TASK MATERIAL »
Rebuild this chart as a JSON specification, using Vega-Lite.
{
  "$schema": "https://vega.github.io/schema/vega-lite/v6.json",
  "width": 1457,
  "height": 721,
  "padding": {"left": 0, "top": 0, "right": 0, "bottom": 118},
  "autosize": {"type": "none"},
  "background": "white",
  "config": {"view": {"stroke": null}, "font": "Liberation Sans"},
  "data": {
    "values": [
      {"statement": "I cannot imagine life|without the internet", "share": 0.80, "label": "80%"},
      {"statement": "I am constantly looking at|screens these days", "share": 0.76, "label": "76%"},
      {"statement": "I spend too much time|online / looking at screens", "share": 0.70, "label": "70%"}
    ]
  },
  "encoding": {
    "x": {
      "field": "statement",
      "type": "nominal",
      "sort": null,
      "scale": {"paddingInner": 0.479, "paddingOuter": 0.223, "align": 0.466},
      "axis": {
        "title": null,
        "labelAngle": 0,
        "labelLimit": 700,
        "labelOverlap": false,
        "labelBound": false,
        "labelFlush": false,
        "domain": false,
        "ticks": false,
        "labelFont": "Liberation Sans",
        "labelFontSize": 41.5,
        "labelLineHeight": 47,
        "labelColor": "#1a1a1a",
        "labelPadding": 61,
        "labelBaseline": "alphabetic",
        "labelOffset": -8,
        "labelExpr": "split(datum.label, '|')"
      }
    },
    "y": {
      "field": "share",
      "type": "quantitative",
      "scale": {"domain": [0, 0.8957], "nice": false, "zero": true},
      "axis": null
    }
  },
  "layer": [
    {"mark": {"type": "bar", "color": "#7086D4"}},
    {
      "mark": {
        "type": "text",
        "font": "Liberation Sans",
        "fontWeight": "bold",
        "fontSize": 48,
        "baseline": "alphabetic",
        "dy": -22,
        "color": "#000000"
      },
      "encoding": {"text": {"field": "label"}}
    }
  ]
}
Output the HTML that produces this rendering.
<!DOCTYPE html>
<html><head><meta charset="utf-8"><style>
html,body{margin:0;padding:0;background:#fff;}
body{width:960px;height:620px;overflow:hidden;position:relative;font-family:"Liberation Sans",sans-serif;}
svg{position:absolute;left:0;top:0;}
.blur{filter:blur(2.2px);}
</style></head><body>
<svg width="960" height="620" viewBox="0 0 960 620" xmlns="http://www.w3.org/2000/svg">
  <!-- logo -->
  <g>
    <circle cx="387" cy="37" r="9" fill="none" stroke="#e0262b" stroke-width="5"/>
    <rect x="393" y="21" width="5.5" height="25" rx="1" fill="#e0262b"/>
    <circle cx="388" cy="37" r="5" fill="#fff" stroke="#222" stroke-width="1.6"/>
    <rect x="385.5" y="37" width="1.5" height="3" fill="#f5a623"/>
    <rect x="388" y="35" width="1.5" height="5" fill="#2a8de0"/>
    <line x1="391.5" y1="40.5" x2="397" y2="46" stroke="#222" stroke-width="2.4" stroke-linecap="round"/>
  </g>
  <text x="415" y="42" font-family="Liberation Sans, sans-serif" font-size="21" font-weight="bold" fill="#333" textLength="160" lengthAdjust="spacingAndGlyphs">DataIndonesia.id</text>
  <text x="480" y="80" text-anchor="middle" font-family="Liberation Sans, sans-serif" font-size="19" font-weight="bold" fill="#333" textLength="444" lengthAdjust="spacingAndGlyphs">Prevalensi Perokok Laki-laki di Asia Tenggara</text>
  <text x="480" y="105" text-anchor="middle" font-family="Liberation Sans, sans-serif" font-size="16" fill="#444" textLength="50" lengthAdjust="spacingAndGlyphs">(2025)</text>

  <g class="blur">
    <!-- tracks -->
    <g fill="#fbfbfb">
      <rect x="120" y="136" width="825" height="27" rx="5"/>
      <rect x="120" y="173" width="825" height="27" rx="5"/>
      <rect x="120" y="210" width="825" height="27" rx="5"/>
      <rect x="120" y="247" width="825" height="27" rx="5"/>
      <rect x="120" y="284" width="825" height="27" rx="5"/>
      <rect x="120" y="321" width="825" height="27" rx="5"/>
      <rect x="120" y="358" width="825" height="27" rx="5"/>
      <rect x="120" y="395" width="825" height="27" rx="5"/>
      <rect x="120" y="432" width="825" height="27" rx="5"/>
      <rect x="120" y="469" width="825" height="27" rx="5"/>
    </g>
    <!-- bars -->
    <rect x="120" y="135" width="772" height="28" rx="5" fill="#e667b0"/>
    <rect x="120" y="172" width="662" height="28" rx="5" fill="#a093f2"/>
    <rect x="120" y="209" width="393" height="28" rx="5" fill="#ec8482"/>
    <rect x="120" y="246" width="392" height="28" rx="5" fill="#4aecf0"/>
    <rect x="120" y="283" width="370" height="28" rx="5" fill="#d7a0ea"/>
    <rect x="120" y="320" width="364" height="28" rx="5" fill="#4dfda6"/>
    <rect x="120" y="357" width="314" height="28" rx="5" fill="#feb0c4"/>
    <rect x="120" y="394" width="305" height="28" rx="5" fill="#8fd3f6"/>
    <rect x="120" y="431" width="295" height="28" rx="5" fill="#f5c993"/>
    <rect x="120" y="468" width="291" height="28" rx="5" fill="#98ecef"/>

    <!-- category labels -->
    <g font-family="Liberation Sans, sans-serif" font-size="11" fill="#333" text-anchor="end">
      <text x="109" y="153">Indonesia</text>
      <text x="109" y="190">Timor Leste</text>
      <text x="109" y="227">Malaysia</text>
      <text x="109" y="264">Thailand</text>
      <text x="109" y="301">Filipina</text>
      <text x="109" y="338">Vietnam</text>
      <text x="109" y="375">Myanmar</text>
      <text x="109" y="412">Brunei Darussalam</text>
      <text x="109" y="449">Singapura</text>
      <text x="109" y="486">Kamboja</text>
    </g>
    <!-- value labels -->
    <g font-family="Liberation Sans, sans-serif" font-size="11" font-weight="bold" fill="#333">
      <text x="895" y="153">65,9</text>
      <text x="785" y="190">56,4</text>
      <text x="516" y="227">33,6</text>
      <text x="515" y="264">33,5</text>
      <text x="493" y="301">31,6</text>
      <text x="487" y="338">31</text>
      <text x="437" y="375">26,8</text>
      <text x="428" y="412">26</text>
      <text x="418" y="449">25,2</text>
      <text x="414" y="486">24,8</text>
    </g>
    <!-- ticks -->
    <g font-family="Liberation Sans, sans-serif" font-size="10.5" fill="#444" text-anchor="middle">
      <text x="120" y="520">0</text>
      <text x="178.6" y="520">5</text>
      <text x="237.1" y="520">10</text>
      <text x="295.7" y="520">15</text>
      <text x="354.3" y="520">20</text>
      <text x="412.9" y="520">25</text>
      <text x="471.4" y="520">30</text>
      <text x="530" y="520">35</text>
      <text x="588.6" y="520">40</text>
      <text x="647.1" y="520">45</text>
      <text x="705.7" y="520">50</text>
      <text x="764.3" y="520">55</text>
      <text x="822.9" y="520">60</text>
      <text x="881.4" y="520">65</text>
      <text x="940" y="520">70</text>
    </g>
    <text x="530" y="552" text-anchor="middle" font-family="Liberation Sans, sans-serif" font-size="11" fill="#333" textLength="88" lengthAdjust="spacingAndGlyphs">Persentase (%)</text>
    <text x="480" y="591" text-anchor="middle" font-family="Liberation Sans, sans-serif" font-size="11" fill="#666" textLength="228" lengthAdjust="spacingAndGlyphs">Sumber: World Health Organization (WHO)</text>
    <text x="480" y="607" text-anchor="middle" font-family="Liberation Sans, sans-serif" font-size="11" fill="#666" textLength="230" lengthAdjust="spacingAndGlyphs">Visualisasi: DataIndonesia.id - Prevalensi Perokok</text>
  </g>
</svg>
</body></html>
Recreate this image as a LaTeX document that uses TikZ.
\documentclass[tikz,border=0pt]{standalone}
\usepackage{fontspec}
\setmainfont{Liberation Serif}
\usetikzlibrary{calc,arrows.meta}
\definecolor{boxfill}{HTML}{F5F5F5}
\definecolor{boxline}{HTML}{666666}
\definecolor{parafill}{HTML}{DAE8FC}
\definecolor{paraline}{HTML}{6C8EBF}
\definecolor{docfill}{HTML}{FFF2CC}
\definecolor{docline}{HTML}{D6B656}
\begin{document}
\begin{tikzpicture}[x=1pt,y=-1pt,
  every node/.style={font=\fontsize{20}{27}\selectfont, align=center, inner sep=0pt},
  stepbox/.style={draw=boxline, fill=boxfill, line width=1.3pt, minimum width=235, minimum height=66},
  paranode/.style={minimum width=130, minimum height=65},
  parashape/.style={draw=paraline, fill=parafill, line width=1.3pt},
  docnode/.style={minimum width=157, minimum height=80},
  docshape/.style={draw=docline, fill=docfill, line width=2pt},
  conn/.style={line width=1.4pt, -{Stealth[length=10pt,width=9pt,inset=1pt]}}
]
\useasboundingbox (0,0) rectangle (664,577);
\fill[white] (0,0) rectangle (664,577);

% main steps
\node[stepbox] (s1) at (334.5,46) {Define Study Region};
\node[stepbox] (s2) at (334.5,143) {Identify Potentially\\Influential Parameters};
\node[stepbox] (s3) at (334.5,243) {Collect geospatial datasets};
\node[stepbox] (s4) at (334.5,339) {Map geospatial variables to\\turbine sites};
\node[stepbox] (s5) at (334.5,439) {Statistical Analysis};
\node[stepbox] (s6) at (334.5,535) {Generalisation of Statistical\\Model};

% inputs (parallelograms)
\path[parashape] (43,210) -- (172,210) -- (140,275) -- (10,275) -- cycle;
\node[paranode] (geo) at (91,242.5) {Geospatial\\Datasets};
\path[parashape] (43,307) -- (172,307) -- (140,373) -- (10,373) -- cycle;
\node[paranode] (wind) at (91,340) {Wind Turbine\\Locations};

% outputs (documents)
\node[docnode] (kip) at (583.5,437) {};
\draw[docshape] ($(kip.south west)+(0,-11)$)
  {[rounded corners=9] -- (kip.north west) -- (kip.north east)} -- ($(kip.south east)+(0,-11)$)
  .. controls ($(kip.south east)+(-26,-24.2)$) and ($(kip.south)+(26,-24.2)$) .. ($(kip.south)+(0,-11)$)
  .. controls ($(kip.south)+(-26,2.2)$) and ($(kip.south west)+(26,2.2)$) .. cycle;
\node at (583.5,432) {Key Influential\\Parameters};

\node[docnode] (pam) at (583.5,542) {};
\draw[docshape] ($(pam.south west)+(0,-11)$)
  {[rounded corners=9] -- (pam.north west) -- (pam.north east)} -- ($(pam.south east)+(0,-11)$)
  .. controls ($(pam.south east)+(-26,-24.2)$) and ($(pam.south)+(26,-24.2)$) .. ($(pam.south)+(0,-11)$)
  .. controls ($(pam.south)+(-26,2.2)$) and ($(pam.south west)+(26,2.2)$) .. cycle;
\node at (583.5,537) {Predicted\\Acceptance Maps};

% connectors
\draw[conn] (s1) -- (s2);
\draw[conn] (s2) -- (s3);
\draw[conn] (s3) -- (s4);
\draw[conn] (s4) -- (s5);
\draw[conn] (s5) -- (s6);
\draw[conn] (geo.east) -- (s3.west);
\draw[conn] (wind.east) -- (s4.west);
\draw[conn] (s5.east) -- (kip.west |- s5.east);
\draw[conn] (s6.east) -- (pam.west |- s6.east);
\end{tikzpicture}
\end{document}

EXERCISE PROMPT » Look through the entries and return every line where "this" appears.

SOLVED PROBLEM »
Rebuild this chart as a JSON specification, using Vega-Lite.
Output the HTML that produces this rendering.
Recreate this image as a LaTeX document that uses TikZ.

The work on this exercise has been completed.